* Written exercise
Reproduce each line of the material exactly, minus any picture.

* Supplied data
________________
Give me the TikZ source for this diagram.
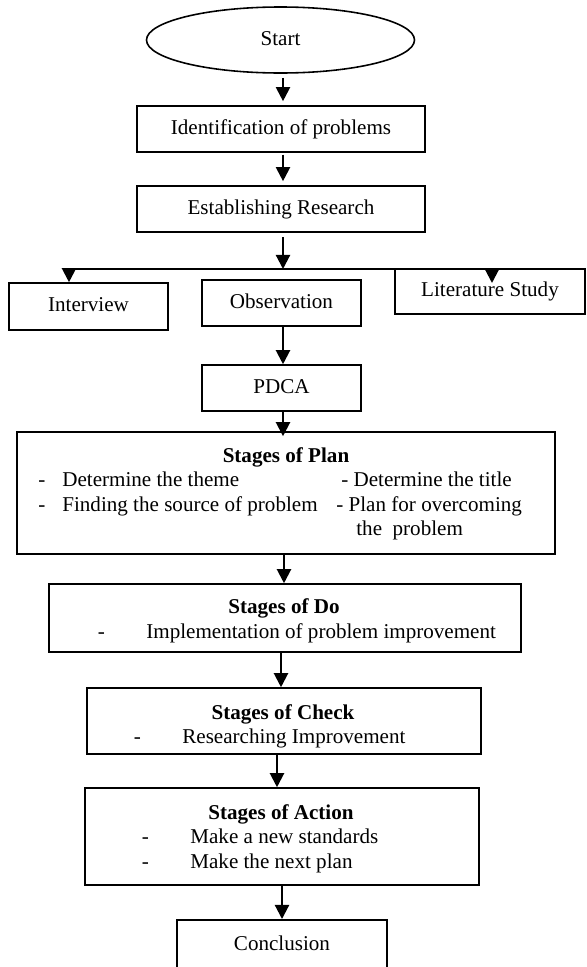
\documentclass[tikz,border=0pt]{standalone}
\usepackage{fontspec}
\setmainfont{Liberation Serif}
\usetikzlibrary{arrows.meta,shapes.geometric,calc}
\newcommand\pxu{0.02cm}
\begin{document}
\begin{tikzpicture}[x=0.02cm,y=-0.02cm,
  font=\fontsize{12}{14}\selectfont,
  box/.style={draw,line width=0.9pt,rectangle,inner sep=0pt,text height=8.5pt,text depth=2.5pt},
  startnode/.style={draw,ellipse,line width=0.9pt,inner sep=0pt,text height=8.5pt,text depth=2.5pt},
  arr/.style={line width=1.2pt,-{Triangle[width=8pt,length=8pt]}},
  txt/.style={inner sep=0pt},
  hd/.style={inner sep=0pt,font=\fontsize{12}{14}\selectfont\bfseries,anchor=base},
]
\useasboundingbox (0,0) rectangle (586,967);

% boxes
\node[startnode,minimum width=268*\pxu,minimum height=66*\pxu] (start) at (280.5,40) {Start};
\node[box,minimum width=288*\pxu,minimum height=46*\pxu] (ident) at (281,129) {Identification of problems};
\node[box,minimum width=288*\pxu,minimum height=46*\pxu] (estab) at (281,209) {Establishing Research};
\node[box,minimum width=159*\pxu,minimum height=47*\pxu] (intv) at (88.5,306.5) {Interview};
\node[box,minimum width=159*\pxu,minimum height=46*\pxu] (obs) at (281.5,303) {Observation};
\node[box,minimum width=190*\pxu,minimum height=45*\pxu] (lit) at (490,291.5) {Literature Study};
\node[box,minimum width=159*\pxu,minimum height=46*\pxu] (pdca) at (281.5,388) {PDCA};
\node[box,minimum width=538*\pxu,minimum height=122*\pxu] (plan) at (286,493) {};
\node[box,minimum width=472*\pxu,minimum height=68*\pxu] (do) at (285,618) {};
\node[box,minimum width=394*\pxu,minimum height=66*\pxu] (check) at (284,721) {};
\node[box,minimum width=394*\pxu,minimum height=97*\pxu] (action) at (282,836.5) {};
\begin{scope}
\clip (0,0) rectangle (586,967);
\node[box,minimum width=210*\pxu,minimum height=70*\pxu,anchor=north,text depth=13pt] (concl) at (282,919) {Conclusion};
\end{scope}

% texts of Plan
\node[hd] (planT) at (286,462) {Stages of Plan};
\node[txt,anchor=base] (pd1) at (42,486) {-};
\node[txt,anchor=base west] (p1) at (62,486) {Determine the theme};
\node[txt,anchor=base west] (p2) at (341,486) {- Determine the title};
\node[txt,anchor=base] (pd2) at (42,511) {-};
\node[txt,anchor=base west] (p3) at (62,511) {Finding the source of problem};
\node[txt,anchor=base west] (p4) at (336,511) {- Plan for overcoming};
\node[txt,anchor=base west] (p5) at (356,535) {the\ \ problem};

% texts of Do
\node[hd] (doT) at (284,613) {Stages of Do};
\node[txt,anchor=base] (dd) at (101.5,638) {-};
\node[txt,anchor=base west] (d1) at (146,638) {Implementation of problem improvement};

% texts of Check
\node[hd] (chT) at (283,719) {Stages of Check};
\node[txt,anchor=base] (cd) at (137.5,743) {-};
\node[txt,anchor=base west] (c1) at (182,743) {Researching Improvement};

% texts of Action
\node[hd] (acT) at (281,819) {Stages of Action};
\node[txt,anchor=base] (ad1) at (145.5,843) {-};
\node[txt,anchor=base west] (a1) at (190,843) {Make a new standards};
\node[txt,anchor=base] (ad2) at (145.5,868) {-};
\node[txt,anchor=base west] (a2) at (190,868) {Make the next plan};

% connectors
\coordinate (xs) at (283,0);
\draw[arr,shorten <=2.3pt,shorten >=2.3pt] (start.south -| xs) -- (ident.north -| xs);
\draw[arr,shorten <=1pt,shorten >=2.3pt] (ident.south -| xs) -- (estab.north -| xs);

\coordinate (jm) at (283,269);
\coordinate (jl) at (69,269);
\coordinate (jr) at (586,269);
\coordinate (jlit) at (492,269);
\draw[line width=1.2pt] (jl) -- (jr);
\draw[arr,shorten <=2.5pt] (estab.south -| jm) -- (jm);
\draw[arr] (jl) -- (jl |- intv.north);
\draw[arr] (jlit) -- ($(jlit)+(0,14)$);

\draw[arr] (obs.south -| xs) -- (pdca.north -| xs);
\draw[arr] (pdca.south -| xs) -- ($(plan.north -| xs)+(0,5)$);
\coordinate (xp) at (284,0);
\draw[arr] (plan.south -| xp) -- (do.north -| xp);
\coordinate (xc) at (281,0);
\draw[arr] (do.south -| xc) -- (check.north -| xc);
\coordinate (xa) at (277,0);
\draw[arr] (check.south -| xa) -- (action.north -| xa);
\draw[arr] (action.south -| concl.north) -- (concl.north);
\end{tikzpicture}
\end{document}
________________
* Task output
Give me the TikZ source for this diagram.
\documentclass[tikz,border=0pt]{standalone}
\usepackage{fontspec}
\setmainfont{Liberation Serif}
\usetikzlibrary{arrows.meta,shapes.geometric,calc}
\newcommand\pxu{0.02cm}
\begin{document}
\begin{tikzpicture}[x=0.02cm,y=-0.02cm,
  font=\fontsize{12}{14}\selectfont,
  box/.style={draw,line width=0.9pt,rectangle,inner sep=0pt,text height=8.5pt,text depth=2.5pt},
  startnode/.style={draw,ellipse,line width=0.9pt,inner sep=0pt,text height=8.5pt,text depth=2.5pt},
  arr/.style={line width=1.2pt,-{Triangle[width=8pt,length=8pt]}},
  txt/.style={inner sep=0pt},
  hd/.style={inner sep=0pt,font=\fontsize{12}{14}\selectfont\bfseries,anchor=base},
]
\useasboundingbox (0,0) rectangle (586,967);

% boxes
\node[startnode,minimum width=268*\pxu,minimum height=66*\pxu] (start) at (280.5,40) {Start};
\node[box,minimum width=288*\pxu,minimum height=46*\pxu] (ident) at (281,129) {Identification of problems};
\node[box,minimum width=288*\pxu,minimum height=46*\pxu] (estab) at (281,209) {Establishing Research};
\node[box,minimum width=159*\pxu,minimum height=47*\pxu] (intv) at (88.5,306.5) {Interview};
\node[box,minimum width=159*\pxu,minimum height=46*\pxu] (obs) at (281.5,303) {Observation};
\node[box,minimum width=190*\pxu,minimum height=45*\pxu] (lit) at (490,291.5) {Literature Study};
\node[box,minimum width=159*\pxu,minimum height=46*\pxu] (pdca) at (281.5,388) {PDCA};
\node[box,minimum width=538*\pxu,minimum height=122*\pxu] (plan) at (286,493) {};
\node[box,minimum width=472*\pxu,minimum height=68*\pxu] (do) at (285,618) {};
\node[box,minimum width=394*\pxu,minimum height=66*\pxu] (check) at (284,721) {};
\node[box,minimum width=394*\pxu,minimum height=97*\pxu] (action) at (282,836.5) {};
\begin{scope}
\clip (0,0) rectangle (586,967);
\node[box,minimum width=210*\pxu,minimum height=70*\pxu,anchor=north,text depth=13pt] (concl) at (282,919) {Conclusion};
\end{scope}

% texts of Plan
\node[hd] (planT) at (286,462) {Stages of Plan};
\node[txt,anchor=base] (pd1) at (42,486) {-};
\node[txt,anchor=base west] (p1) at (62,486) {Determine the theme};
\node[txt,anchor=base west] (p2) at (341,486) {- Determine the title};
\node[txt,anchor=base] (pd2) at (42,511) {-};
\node[txt,anchor=base west] (p3) at (62,511) {Finding the source of problem};
\node[txt,anchor=base west] (p4) at (336,511) {- Plan for overcoming};
\node[txt,anchor=base west] (p5) at (356,535) {the\ \ problem};

% texts of Do
\node[hd] (doT) at (284,613) {Stages of Do};
\node[txt,anchor=base] (dd) at (101.5,638) {-};
\node[txt,anchor=base west] (d1) at (146,638) {Implementation of problem improvement};

% texts of Check
\node[hd] (chT) at (283,719) {Stages of Check};
\node[txt,anchor=base] (cd) at (137.5,743) {-};
\node[txt,anchor=base west] (c1) at (182,743) {Researching Improvement};

% texts of Action
\node[hd] (acT) at (281,819) {Stages of Action};
\node[txt,anchor=base] (ad1) at (145.5,843) {-};
\node[txt,anchor=base west] (a1) at (190,843) {Make a new standards};
\node[txt,anchor=base] (ad2) at (145.5,868) {-};
\node[txt,anchor=base west] (a2) at (190,868) {Make the next plan};

% connectors
\coordinate (xs) at (283,0);
\draw[arr,shorten <=2.3pt,shorten >=2.3pt] (start.south -| xs) -- (ident.north -| xs);
\draw[arr,shorten <=1pt,shorten >=2.3pt] (ident.south -| xs) -- (estab.north -| xs);

\coordinate (jm) at (283,269);
\coordinate (jl) at (69,269);
\coordinate (jr) at (586,269);
\coordinate (jlit) at (492,269);
\draw[line width=1.2pt] (jl) -- (jr);
\draw[arr,shorten <=2.5pt] (estab.south -| jm) -- (jm);
\draw[arr] (jl) -- (jl |- intv.north);
\draw[arr] (jlit) -- ($(jlit)+(0,14)$);

\draw[arr] (obs.south -| xs) -- (pdca.north -| xs);
\draw[arr] (pdca.south -| xs) -- ($(plan.north -| xs)+(0,5)$);
\coordinate (xp) at (284,0);
\draw[arr] (plan.south -| xp) -- (do.north -| xp);
\coordinate (xc) at (281,0);
\draw[arr] (do.south -| xc) -- (check.north -| xc);
\coordinate (xa) at (277,0);
\draw[arr] (check.south -| xa) -- (action.north -| xa);
\draw[arr] (action.south -| concl.north) -- (concl.north);
\end{tikzpicture}
\end{document}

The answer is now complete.